There is the debate as to whether 2020 is the end of the decade or the start a new one. Well it is January 5 and the New England Patriot’s season is over, providing definitive proof that this truly is a new decade. So, as we enter this decade we recognize a few milestones. One, the Borough of Madison celebrating its 130th Birthday on December 27 — 130 years of being the best place to live in New Jersey.

And, today I become the longest-serving Mayor since Madison’s first Mayor, James Albright. Let us be clear that this does not make me any better than the 30 Mayors who served Madison in between; it just means that I am the right person for the job at this moment in time. For the next four years, I pledge to set the tone with the same positive leadership that I have given Madison for the past eight years.

As we talk about history, we just recognized Connie Stober for her service on the Board of Health. It was 48 years ago on January 1, 1972 that Connie took the oath of office to become the first woman to hold office in Madison. Connie had to work so hard to break that barrier; we have come a long way, as for the first time five of the six Council members are women. Connie, thank you for your decades of service to Madison; as you can see we are in great hands.

Today marks the first time in 20 years that the Mayor and Council are represented by one party. I say this not to brag but to remind all that this raises the bar for us who serve. While each walk into this room with the filter that comes with our political beliefs, we must check the party label at the door. We must never forget that if we make decisions based on political parties, we will fail in our job to serve Madison. We have taken the oath to do the best for all Madison residents.
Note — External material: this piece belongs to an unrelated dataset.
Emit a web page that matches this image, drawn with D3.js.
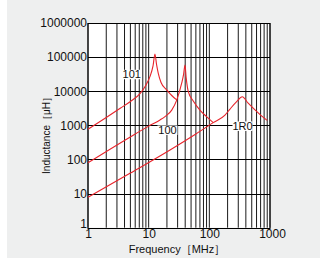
<!DOCTYPE html>
<html>
<head>
<meta charset="utf-8">
<script src="https://cdn.jsdelivr.net/npm/d3@7"></script>
<style>
  body { margin: 0; background: #fff; }
  svg { display: block; font-family: "Liberation Sans", Arial, sans-serif; }
</style>
</head>
<body>
<div id="chart"></div>
<script>
// frequency (MHz) / inductance (uH) points
const freq101 = [1, 2, 3.4, 5, 7.2, 9, 10.5, 11.8, 12.7, 13.5, 14.4, 16, 19.8, 24, 29];
const ind101  = [770, 1700, 3170, 5000, 8500, 15000, 26700, 55000, 124000, 60000, 33600, 18000, 11000, 7500, 5560];

const freq100 = [1, 4.6, 10, 15.4, 18.6, 24, 29, 35, 37.5, 39.7, 41.5, 45, 55, 70, 90, 116];
const ind100  = [80, 420, 950, 1440, 1800, 2800, 5500, 17200, 30000, 59000, 25000, 9800, 5000, 2800, 1800, 1200];

const freq1R0 = [1, 5, 22.5, 60, 116, 181, 219, 282, 349, 437, 566, 700, 900];
const ind1R0  = [7.8, 40, 190, 560, 1200, 2000, 3000, 4950, 6900, 4450, 2830, 2000, 1400];

const seriesNames = ["101", "100", "1R0"];
// where each part-number label sits (freq, inductance)
const labelFreq = [5.25, 20.4, 352];
const labelInd  = [24000, 560, 733];

const xTicks = [1, 10, 100, 1000];
const yTicks = [1, 10, 100, 1000, 10000, 100000, 1000000];

const W = 320, H = 265;
const margin = { top: 23, right: 50, bottom: 37.3, left: 88 };

const svg = d3.select("#chart")
  .append("svg")
    .attr("width", W)
    .attr("height", H);

// grey panel
svg.append("rect")
  .attr("x", 7).attr("y", 0)
  .attr("width", W - 7).attr("height", 258)
  .attr("fill", "#eeefef");

const x = d3.scaleLog()
  .domain([1, 1000])
  .range([margin.left, W - margin.right]);

const y = d3.scaleLog()
  .domain([1, 1000000])
  .range([H - margin.bottom, margin.top]);

// plot area
svg.append("rect")
  .attr("x", x(1)).attr("y", y(1e6))
  .attr("width", x(1000) - x(1))
  .attr("height", y(1) - y(1e6))
  .attr("fill", "#fff");

// vertical grid: 1..9 in every decade
const vGrid = [];
for (let d = 1; d < 1000; d *= 10) {
  for (let k = 1; k < 10; k++) vGrid.push(d * k);
}
vGrid.push(1000);

svg.append("g")
  .selectAll("line")
  .data(vGrid)
  .join("line")
    .attr("x1", d => x(d)).attr("x2", d => x(d))
    .attr("y1", y(1e6)).attr("y2", y(1))
    .attr("stroke", "#1a1a1a")
    .attr("stroke-width", 1);

// horizontal grid at decades
svg.append("g")
  .selectAll("line")
  .data(yTicks)
  .join("line")
    .attr("x1", x(1)).attr("x2", x(1000))
    .attr("y1", d => Math.round(y(d)) + 0.5)
    .attr("y2", d => Math.round(y(d)) + 0.5)
    .attr("stroke", "#000")
    .attr("stroke-width", 1);

// frame
svg.append("rect")
  .attr("x", x(1)).attr("y", Math.round(y(1e6)) + 0.5)
  .attr("width", x(1000) - x(1))
  .attr("height", Math.round(y(1)) - Math.round(y(1e6)))
  .attr("fill", "none")
  .attr("stroke", "#000");

// Y axis labels
const yAxis = svg.append("g")
  .attr("transform", `translate(${x(1) - 1},0)`)
  .call(d3.axisLeft(y).tickValues(yTicks).tickFormat(d3.format("d")).tickSize(0).tickPadding(0));
yAxis.select(".domain").remove();
yAxis.selectAll("text")
  .attr("fill", "#111")
  .style("font-size", "12px")
  .attr("dy", d => d === 1 ? "-0.05em" : "0.32em");

// X axis labels
const xAxis = svg.append("g")
  .attr("transform", `translate(0,${y(1)})`)
  .call(d3.axisBottom(x).tickValues(xTicks).tickFormat(d3.format("d")).tickSize(0).tickPadding(2));
xAxis.select(".domain").remove();
xAxis.selectAll("text")
  .attr("fill", "#111")
  .style("font-size", "12px")
  .attr("dx", d => d === 1000 ? "2px" : 0);

// axis titles
svg.append("text")
  .attr("x", 177)
  .attr("y", 253)
  .style("text-anchor", "middle")
  .style("font-size", "11px")
  .attr("fill", "#111")
  .text("Frequency［MHz］");

svg.append("text")
  .attr("transform", "translate(50,133) rotate(-90)")
  .style("text-anchor", "middle")
  .style("font-size", "10px")
  .attr("fill", "#111")
  .text("Inductance［μH］");

// curves
const series = [
  { name: seriesNames[0], f: freq101, l: ind101 },
  { name: seriesNames[1], f: freq100, l: ind100 },
  { name: seriesNames[2], f: freq1R0, l: ind1R0 }
];

const line = d3.line()
  .x(d => x(d[0]))
  .y(d => y(d[1]))
  .curve(d3.curveMonotoneX);

svg.append("g")
  .selectAll("path")
  .data(series)
  .join("path")
    .attr("d", s => line(s.f.map((f, i) => [f, s.l[i]])))
    .attr("fill", "none")
    .attr("stroke", "#e8242b")
    .attr("stroke-width", 1.1);

// curve labels with white box behind
const labels = seriesNames.map((name, i) => ({ name, f: labelFreq[i], l: labelInd[i] }));

const lab = svg.append("g")
  .selectAll("g")
  .data(labels)
  .join("g")
    .attr("transform", d => `translate(${x(d.f)},${y(d.l)})`);

lab.append("rect")
  .attr("x", -10).attr("y", -8.5)
  .attr("width", 20).attr("height", 9.5)
  .attr("fill", "#fff");

lab.append("text")
  .style("text-anchor", "middle")
  .style("font-size", "11px")
  .attr("fill", "#111")
  .text(d => d.name);
</script>
</body>
</html>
As we enter this new decade, it is with the burden of worries. Our thoughts are with the people of Australia. First, the fires must be put under control and next they must get the support needed to recover. This is a dire reminder that the clock is ticking on climate change; the world must pull together to save our planet before it is too late.

I know, we are only 4 square miles and 16,000 residents in this vast world, but that does not mean we cannot do our share to make a difference.

This past fall we demonstrated that we can make a difference, and we did it by working together. While there are 565 municipalities in New Jersey, there should be one common goal, caring for our environment. By coordinating with the Chathams and Morris Township, we were able to put in effect a regional ban on single-use plastic bags. This ban goes into effect in March and will help us do our part for a better world. We can now use this relationship to work as a region to make a positive impact on our world.

Southeast Morris County is one of the most desirable areas to live in the Country. That creates a challenge as municipalities develop locally with the impact felt regionally. We must work together to minimize the impact of over-development. We should be proud to be one of the first communities to have an Open Space Fund, established to protect our aquifer and preserve the great character of Madison. We must remain committed to the balance between growth and preservation.

So many factors make Madison the best to live in New Jersey: our thriving downtown, great neighborhoods, schools, strong sense of community. We must not forget economic diversity. Since the 1980s Madison has made it a moral obligation to provide affordable housing; we are now under a legal obligation to provide 40 units. Do not view this as a burden; it is another piece that makes this town so great: Housing for veterans, for friends of our children, volunteers in the community and employees for our businesses. Let us come together to make this a reality to keep Madison the number one place to live for all.

Thank you all for coming today. Thank you Governor Murphy and all our elected officials who have stepped forward.

And to all a Happy and Healthy New Year.